** Start Given data **

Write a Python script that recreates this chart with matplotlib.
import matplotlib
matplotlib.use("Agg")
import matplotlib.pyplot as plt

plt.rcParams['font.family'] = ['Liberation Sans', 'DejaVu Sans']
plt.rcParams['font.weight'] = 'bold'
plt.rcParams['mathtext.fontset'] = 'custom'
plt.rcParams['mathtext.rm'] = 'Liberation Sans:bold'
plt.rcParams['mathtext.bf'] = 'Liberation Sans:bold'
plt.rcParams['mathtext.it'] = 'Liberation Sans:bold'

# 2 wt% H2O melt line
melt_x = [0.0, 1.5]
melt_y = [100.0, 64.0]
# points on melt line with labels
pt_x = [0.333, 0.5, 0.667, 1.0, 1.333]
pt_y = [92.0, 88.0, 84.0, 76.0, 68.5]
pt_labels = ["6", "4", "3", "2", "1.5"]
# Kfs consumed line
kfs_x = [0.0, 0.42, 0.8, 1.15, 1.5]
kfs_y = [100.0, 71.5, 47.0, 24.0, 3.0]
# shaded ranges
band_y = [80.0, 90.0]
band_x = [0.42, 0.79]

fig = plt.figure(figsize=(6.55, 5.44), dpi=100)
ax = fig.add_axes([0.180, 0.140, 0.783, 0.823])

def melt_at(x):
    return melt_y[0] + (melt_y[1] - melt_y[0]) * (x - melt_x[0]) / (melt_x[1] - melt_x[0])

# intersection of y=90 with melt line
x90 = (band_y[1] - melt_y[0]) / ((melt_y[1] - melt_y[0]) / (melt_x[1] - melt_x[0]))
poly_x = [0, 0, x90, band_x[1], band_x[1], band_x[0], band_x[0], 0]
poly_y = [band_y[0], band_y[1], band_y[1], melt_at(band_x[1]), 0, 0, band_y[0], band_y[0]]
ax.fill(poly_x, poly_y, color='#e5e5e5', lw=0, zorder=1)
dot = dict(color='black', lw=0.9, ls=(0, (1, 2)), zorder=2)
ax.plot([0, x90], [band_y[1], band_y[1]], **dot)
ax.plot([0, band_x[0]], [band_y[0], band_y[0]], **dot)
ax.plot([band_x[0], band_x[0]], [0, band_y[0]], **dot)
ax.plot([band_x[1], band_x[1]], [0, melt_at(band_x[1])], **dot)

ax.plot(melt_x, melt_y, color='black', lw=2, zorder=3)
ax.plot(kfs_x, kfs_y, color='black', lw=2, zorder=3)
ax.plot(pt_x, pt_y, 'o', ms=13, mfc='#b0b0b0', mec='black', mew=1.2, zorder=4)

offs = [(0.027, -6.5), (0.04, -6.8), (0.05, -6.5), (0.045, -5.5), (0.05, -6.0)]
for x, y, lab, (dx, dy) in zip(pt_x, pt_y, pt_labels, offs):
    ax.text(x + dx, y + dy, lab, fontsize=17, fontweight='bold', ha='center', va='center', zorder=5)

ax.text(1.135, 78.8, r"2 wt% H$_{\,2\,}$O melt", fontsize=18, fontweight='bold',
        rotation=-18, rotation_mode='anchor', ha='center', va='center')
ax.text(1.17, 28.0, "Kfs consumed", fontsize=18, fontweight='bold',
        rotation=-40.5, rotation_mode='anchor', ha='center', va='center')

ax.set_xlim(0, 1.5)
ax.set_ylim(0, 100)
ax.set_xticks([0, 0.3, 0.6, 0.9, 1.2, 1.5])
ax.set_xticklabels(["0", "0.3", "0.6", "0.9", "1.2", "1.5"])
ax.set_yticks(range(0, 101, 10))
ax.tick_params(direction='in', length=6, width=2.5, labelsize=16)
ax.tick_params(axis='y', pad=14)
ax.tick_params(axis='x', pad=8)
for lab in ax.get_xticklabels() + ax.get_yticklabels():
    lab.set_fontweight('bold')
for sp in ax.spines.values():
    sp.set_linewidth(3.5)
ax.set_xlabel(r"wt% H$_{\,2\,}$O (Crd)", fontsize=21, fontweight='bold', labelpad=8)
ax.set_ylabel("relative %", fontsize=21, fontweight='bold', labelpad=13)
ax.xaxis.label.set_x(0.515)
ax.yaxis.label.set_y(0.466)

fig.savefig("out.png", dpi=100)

** End Given data **

■ Set exercise
Everything from the first line of the data through the line containing "return melt_y[0] +" should be echoed exactly. Add nothing.

■ Result below
Write a Python script that recreates this chart with matplotlib.
import matplotlib
matplotlib.use("Agg")
import matplotlib.pyplot as plt

plt.rcParams['font.family'] = ['Liberation Sans', 'DejaVu Sans']
plt.rcParams['font.weight'] = 'bold'
plt.rcParams['mathtext.fontset'] = 'custom'
plt.rcParams['mathtext.rm'] = 'Liberation Sans:bold'
plt.rcParams['mathtext.bf'] = 'Liberation Sans:bold'
plt.rcParams['mathtext.it'] = 'Liberation Sans:bold'

# 2 wt% H2O melt line
melt_x = [0.0, 1.5]
melt_y = [100.0, 64.0]
# points on melt line with labels
pt_x = [0.333, 0.5, 0.667, 1.0, 1.333]
pt_y = [92.0, 88.0, 84.0, 76.0, 68.5]
pt_labels = ["6", "4", "3", "2", "1.5"]
# Kfs consumed line
kfs_x = [0.0, 0.42, 0.8, 1.15, 1.5]
kfs_y = [100.0, 71.5, 47.0, 24.0, 3.0]
# shaded ranges
band_y = [80.0, 90.0]
band_x = [0.42, 0.79]

fig = plt.figure(figsize=(6.55, 5.44), dpi=100)
ax = fig.add_axes([0.180, 0.140, 0.783, 0.823])

def melt_at(x):
    return melt_y[0] + (melt_y[1] - melt_y[0]) * (x - melt_x[0]) / (melt_x[1] - melt_x[0])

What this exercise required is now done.